Ball pythons are smaller members of the python family, with a green body and yellow-and-black markings. They feed once every two weeks, are not poisonous and do not smell. Two students interviewed, a junior in Calhoun College and a senior who refused to give her college affiliation because she did not want to get her master involved, said they keep them as pets.
The junior in Calhoun, who owns two of the snakes, said that she feels they are among the easiest animals to care for.
“Snakes can live in a tank, and they don’t smell, make noise or need a lot of attention, so they just seemed like the perfect kind of animal to get,” the junior said.
The senior agreed ball pythons are ideal pets.
“People don’t know how domesticable they are,” she said. “They’re really nice, and have very small brains.”
The senior has owned her snake, named Merlin, since her sophomore year. She said Merlin’s presence comforts her.
“Everybody grows up with pets, and so having a pet to take care of, a living thing, is very nice and relaxing,” she said. “He’s a live thing I can snuggle that takes no work at all.”
Most pet owners, whether on or off-campus, said that they actually support the University’s pet regulations.
“I think a lot of college students really don’t have the time to take care of [an animal], so I’m sort of ambivalent on whether they should be allowed to,” said Joanna Becker ’05, who adopted her stray cat Gremlin after moving off campus this year. “I don’t think pets would be very happy in the dorms.”

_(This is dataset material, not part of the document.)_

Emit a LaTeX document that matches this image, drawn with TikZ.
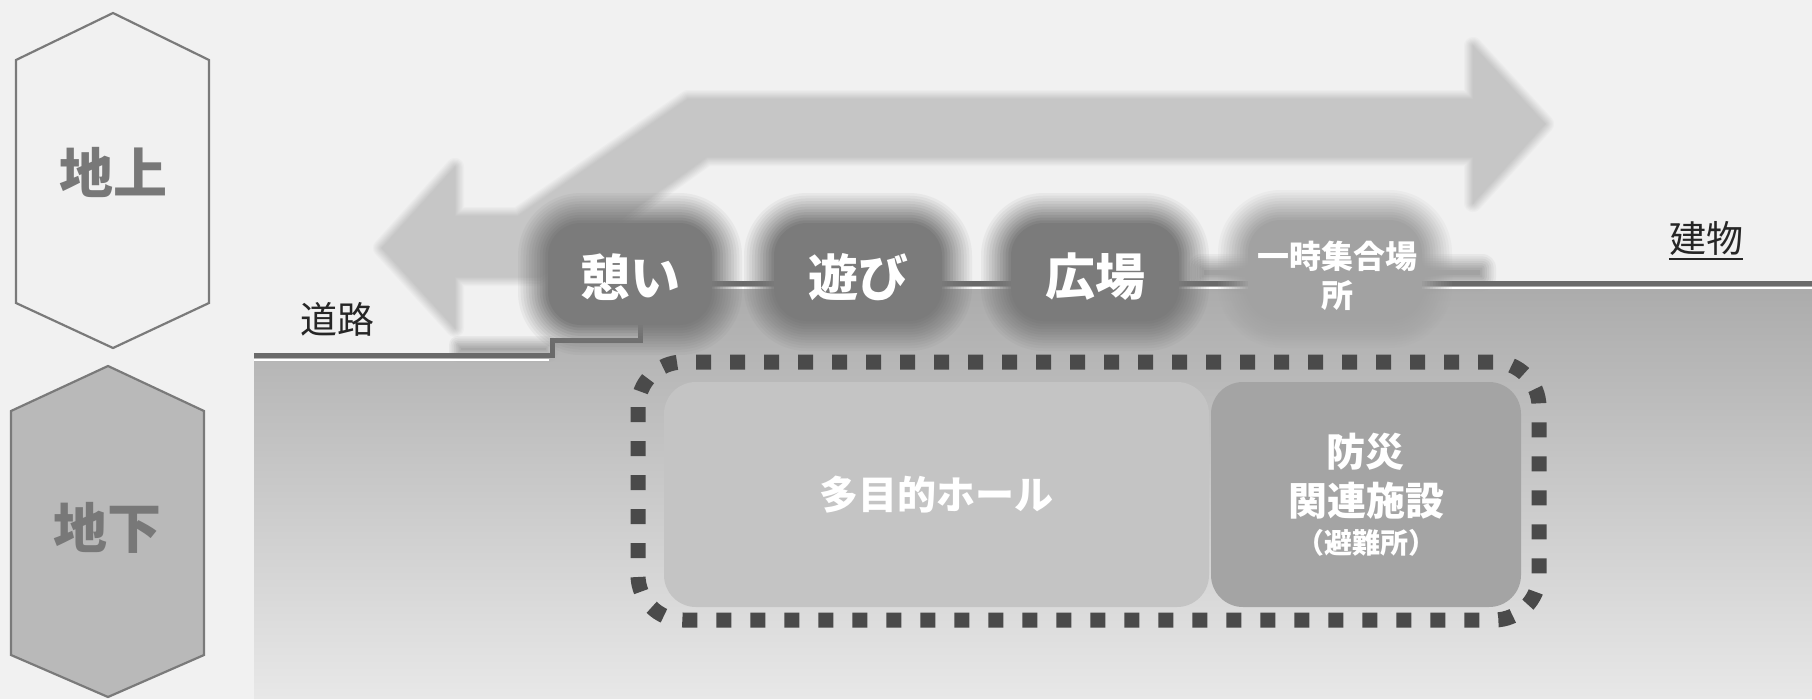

JE Associate Master Sondra Haller, a self-confessed cat lover and animal advocate, nevertheless said she supports the University’s position for the animals’ sake.
“When I was [university] age, I’m sure I would have wanted a pet,” Haller said. “I’m viewing it from the pets’ point of view.”
Among the potential dangers she cited were animals being left alone over break and the ever-present risk of escape.
“I just think it’s more difficult for students to be responsible pet owners in a dorm setting,” Haller said.
But even pet owners themselves disagree about the regulations. The junior from Calhoun maintained that legalizing dorm pets would improve the pets’ lives.
“By making it illegal to have them, you end up making people less responsible,” she said.
Merlin’s owner, however, said she believes that the ban on pets makes potential owners more responsible, not less.
“I think the regulations about keeping [pet ownership] quiet makes people a little more careful, makes it a little less of a throwaway [decision],” she said. “It makes people much more aware and careful of what they have.”